The middle section is adjustable for angle, but I can't see that it is in any other way adjustable, which makes me think it was for dealing with a specific diameter of stock.  A very narrow piece of stock at that.   Looks like it could taper, or form a round tenon.  It could be something useful to a maker of Windsor chairs, but I can't think of anything else. 

It's almost certainly a relative of the widget.

msimmons

#5
Quote from: lzenglish on June 14, 2011, 07:50:41 AM
Was your Grandfather a Woodworker?

Wayne
I think he was a bit of a jack-of-all-trades. I don't know a whole lot about him but I know he engineered built a dam & set up a hydro-electric generator back in the 40's, and a few other projects like that (even though he was missing an arm).

His father ran a saw mill though so its possible that he was the one that made it.

Quote from: Papaw on June 14, 2011, 08:53:57 AM
The center portion could be lowered to handle a larger diameter dowel.
actually the center portion is on a "pivot" or "axel" (for lack of a better description). In pictures 1 & 3 it is fully "open" and in pic 2 is it fully "closed"

Quote from: lzenglish on June 14, 2011, 07:51:44 PM
In the third picture, it appears to be hollow, is it? And if it is, what size is the hole on the bottom of it?
It is, I believe the hole is smaller than a dime in diameter.

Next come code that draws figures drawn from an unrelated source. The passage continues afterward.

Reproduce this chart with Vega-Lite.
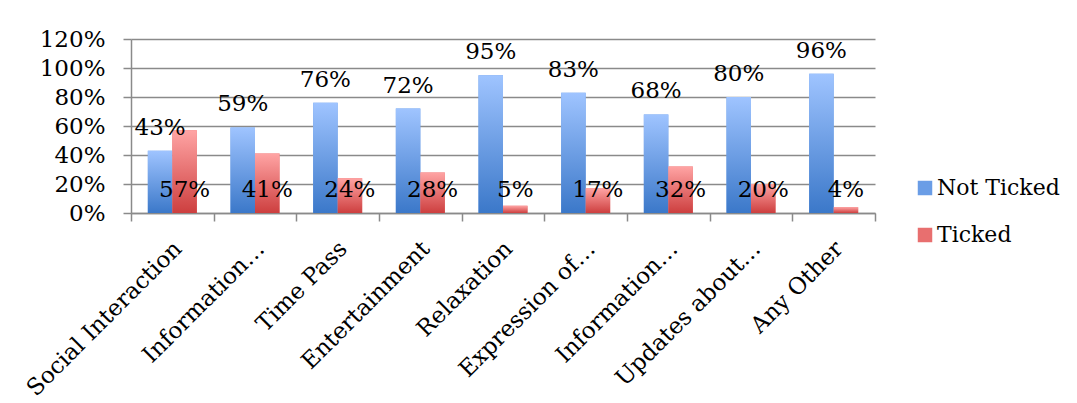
{
  "$schema": "https://vega.github.io/schema/vega-lite/v6.json",
  "width": 744,
  "height": 174,
  "autosize": "none",
  "padding": {"left": 131, "top": 39, "right": 202, "bottom": 190},
  "background": "white",
  "config": {
    "font": "DejaVu Serif",
    "view": {"stroke": null},
    "axis": {"labelColor": "black", "labelFontSize": 23, "labelFont": "DejaVu Serif", "domainColor": "#8a8a8a", "tickColor": "#8a8a8a", "domainWidth": 1.5, "tickWidth": 1.5, "gridColor": "#8a8a8a", "gridWidth": 1.5, "labelOverlap": false}
  },
  "data": {
    "values": [
      {"category": "Social Interaction", "series": "Not Ticked", "value": 0.43},
      {"category": "Social Interaction", "series": "Ticked", "value": 0.57},
      {"category": "Information…#1", "series": "Not Ticked", "value": 0.59},
      {"category": "Information…#1", "series": "Ticked", "value": 0.41},
      {"category": "Time Pass", "series": "Not Ticked", "value": 0.76},
      {"category": "Time Pass", "series": "Ticked", "value": 0.24},
      {"category": "Entertainment", "series": "Not Ticked", "value": 0.72},
      {"category": "Entertainment", "series": "Ticked", "value": 0.28},
      {"category": "Relaxation", "series": "Not Ticked", "value": 0.95},
      {"category": "Relaxation", "series": "Ticked", "value": 0.05},
      {"category": "Expression of…", "series": "Not Ticked", "value": 0.83},
      {"category": "Expression of…", "series": "Ticked", "value": 0.17},
      {"category": "Information…#2", "series": "Not Ticked", "value": 0.68},
      {"category": "Information…#2", "series": "Ticked", "value": 0.32},
      {"category": "Updates about…", "series": "Not Ticked", "value": 0.80},
      {"category": "Updates about…", "series": "Ticked", "value": 0.20},
      {"category": "Any Other", "series": "Not Ticked", "value": 0.96},
      {"category": "Any Other", "series": "Ticked", "value": 0.04}
    ]
  },
  "encoding": {
    "xOffset": {
      "field": "series",
      "type": "nominal",
      "sort": ["Not Ticked", "Ticked"],
      "scale": {"paddingInner": 0, "paddingOuter": 0.687}
    }
  },
  "resolve": {"axis": {"x": "independent"}},
  "layer": [
    {
      "mark": {"type": "bar"},
      "encoding": {
        "x": {
          "field": "category",
          "type": "nominal",
          "sort": null,
          "scale": {"paddingInner": 0, "paddingOuter": 0},
          "axis": {
            "orient": "bottom",
            "title": null,
            "labels": false,
            "tickBand": "extent",
            "tickSize": 8
          }
        },
        "y": {
          "field": "value",
          "type": "quantitative",
          "scale": {"domain": [0, 1.2]},
          "axis": {
            "title": null,
            "values": [0, 0.2, 0.4, 0.6, 0.8, 1.0, 1.2],
            "tickCount": 7,
            "format": ".0%",
            "grid": true,
            "tickSize": 8,
            "labelPadding": 18
          }
        },
        "color": {
          "field": "series",
          "type": "nominal",
          "sort": ["Not Ticked", "Ticked"],
          "scale": {"domain": ["Not Ticked", "Ticked"], "range": ["#6A9DE6", "#E86F6F"]},
          "legend": {
            "title": null,
            "orient": "none",
            "legendX": 783,
            "legendY": 138,
            "symbolType": "square",
            "symbolSize": 210,
            "symbolStrokeWidth": 0,
            "labelFontSize": 22,
            "labelFont": "DejaVu Serif",
            "labelColor": "black",
            "labelOffset": 1,
            "rowPadding": 25
          }
        }
      }
    },
    {
      "mark": {"type": "bar"},
      "encoding": {
        "x": {
          "field": "category",
          "type": "nominal",
          "sort": null,
          "axis": {
            "orient": "bottom",
            "title": null,
            "labelAngle": -45,
            "labelAlign": "right",
            "labelBaseline": "top",
            "labelExpr": "replace(datum.value, /#\\d/, '')",
            "ticks": false,
            "domain": false,
            "labelPadding": 24,
            "labelOffset": -2,
            "labelLimit": 0
          }
        },
        "y": {"field": "value", "type": "quantitative"},
        "fill": {
          "condition": {
            "test": "datum.series === 'Not Ticked'",
            "value": {"gradient": "linear", "x1": 0, "y1": 0, "x2": 0, "y2": 1, "stops": [{"offset": 0, "color": "#9FC4FF"}, {"offset": 1, "color": "#3B78C9"}]}
          },
          "value": {"gradient": "linear", "x1": 0, "y1": 0, "x2": 0, "y2": 1, "stops": [{"offset": 0, "color": "#FFA4A4"}, {"offset": 1, "color": "#CD3F3F"}]}
        }
      }
    },
    {
      "transform": [{"filter": "datum.series === 'Not Ticked'"}],
      "mark": {"type": "text", "baseline": "alphabetic", "dy": -16, "fontSize": 23, "font": "DejaVu Serif", "color": "black"},
      "encoding": {
        "x": {"field": "category", "type": "nominal", "sort": null, "axis": null},
        "y": {"field": "value", "type": "quantitative"},
        "text": {"field": "value", "type": "quantitative", "format": ".0%"}
      }
    },
    {
      "transform": [{"filter": "datum.series === 'Ticked'"}],
      "mark": {"type": "text", "baseline": "alphabetic", "fontSize": 23, "font": "DejaVu Serif", "color": "black"},
      "encoding": {
        "x": {"field": "category", "type": "nominal", "sort": null, "axis": null},
        "y": {"datum": 0.11, "type": "quantitative"},
        "text": {"field": "value", "type": "quantitative", "format": ".0%"}
      }
    }
  ]
}
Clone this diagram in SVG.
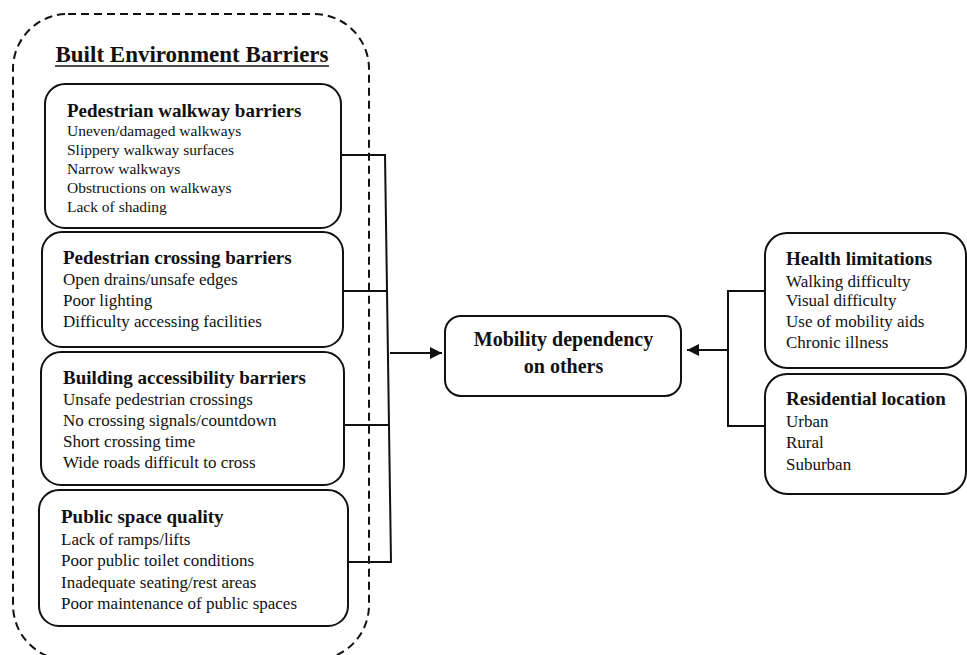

Quote from: Branson on June 15, 2011, 08:40:35 AM
Oddly, it looks like the whatever was turned counter clockwise...
I'm having a hard time working out the logic in my head, but wouldn't a counter clockwise turn produce a thread on the dowel or stock to screw into a threaded hole in a proper right hand manner?


I'll check with my pops to see if a dowel shaver or pointer makes sense.
Thanks & keep the WAGs coming :)


1930

Sorry, I cant help your pict arent quite big enough to see:)
Always looking for what interests me, anything early Dodge Brothers/Graham Brothers trucks ( pre 1932 or so ) and slant six / Super six parts.

Branson

Quote from: Branson on June 15, 2011, 08:40:35 AM
Oddly, it looks like the whatever was turned counter clockwise...
I'm having a hard time working out the logic in my head, but wouldn't a counter clockwise turn produce a thread on the dowel or stock to screw into a threaded hole in a proper right hand manner?
[/quote]

Think of a pencil sharpener.  You stick the pencil in and twist it against the blade by turning it clockwise.  This tool appears to be held in one hand, while the other hand twists the dowel or whatever with the other hand.  To shave off the wood, you would have to turn it in the other direction.

Branson

Quote from: Branson on June 15, 2011, 08:40:35 AM
It's almost certainly a relative of the widget.

It occurs to me that widget has come to mean a whatsit.  It was, however, a wood working tool back in the day.  Roy Underhill showed one, and how it worked back around 1980 on The Woodwright Shop.  I can't even find a reference to that old tool online.    The stock looks like the stock for a threader (see attached pic), with its two handles, and the working business in between.

Instead of holding a die, however, it had a blade set like our current whatsit.  It worked like an endless pencil sharpener, as Underhill remarked, turning out  round stock.   

The blade in the stock was set so that what you wanted to make round was held in a vise, and you grasped the handles and turned them clockwise.
The tool we are looking at might be used that way, but I was looking at it as though the tool was held and the material was turned.

So,  it appears to me to be a relative of the old tool properly named a widget.


scottg

This is an excellently made tool!
Whatever it is

Its not a tenon cutter (or a dowel maker either), the geometry is all wrong and besides the tenon it cut would be under 1/4" in size if it was. Also terribly sloppy since the blade is nowhere near the operating position of a tenon cutter. 
I have no idea exactly what it is, but I do what it ain't.  :) 
  yours Scott 
PHounding PHather of PHARTS
http://www.snowcrest.net/kitty/sgrandstaff/

Lewill2

Looks like a pool cue dresser. Used to clean up the end of the pool cue leather tip and/or cut the end straight to install a new leather tip.

Lewill2

OOPS I forgot to say I like the looks of the hog oiler in the back ground.

jimwrench

  Looks like it would be useful in squaring up a pool cue end prior to installing a tip. Insert cue from bottom of handle and rotate. Strickly a guess but looks like it would work.